Here is a PowerShell script you can use as a pre-check. This script checks if the Spooler service is stopped and attempts a restart, only returning an error if the fix fails.

PowerShell

# Check and auto-recover Print Spooler before alerting a human
$ServiceName = "Spooler"
$Service = Get-Service -Name $ServiceName -ErrorAction SilentlyContinue

if ($Service.Status -ne 'Running') {
    Write-Host "Alert: $ServiceName is $($Service.Status). Attempting recovery..."
    try {
        Start-Service -Name $ServiceName -ErrorAction Stop
        Start-Sleep -Seconds 5
        $Service.Refresh()
        if ($Service.Status -eq 'Running') {
            Write-Host "Recovered: $ServiceName is now Running. No human intervention needed."
            exit 0
        } else {
            Write-Host "Critical: Failed to start $ServiceName. Escalate to On-Call Tier 2."
            exit 1
        }
    } catch {
        Write-Host "Critical: Error starting $ServiceName ($_.Exception.Message). Escalate to On-Call Tier 2."
        exit 1
    }
} else {
    Write-Host "OK: $ServiceName is running."
    exit 0
}

2. Define Strict Maintenance Windows

If you are patching Windows endpoints today, ensure your monitoring tool knows about it. In AlertMonitor, you can schedule maintenance windows that auto-suppress alerts for specific device groups.

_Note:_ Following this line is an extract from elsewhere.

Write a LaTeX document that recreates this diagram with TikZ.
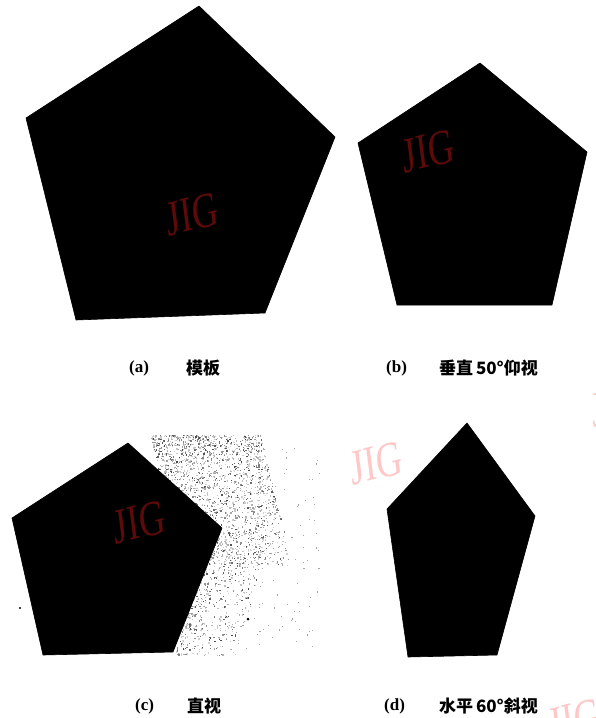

If you aren't using unified monitoring yet, create a calendar event specifically for "Monitoring Blackout" during your patch cycles.

3. Route by Impact, Not Just Severity

Stop sending "Critical" alerts to your CEO. Route alerts based on who is affected.

User-Impacting: Finance server down -> Page the Senior Sysadmin immediately.
Internal-Only: Dev laptop offline -> Create a ticket for the Helpdesk, do not page.

AlertMonitor allows you to configure these escalation policies so the right human gets the right signal at the right time.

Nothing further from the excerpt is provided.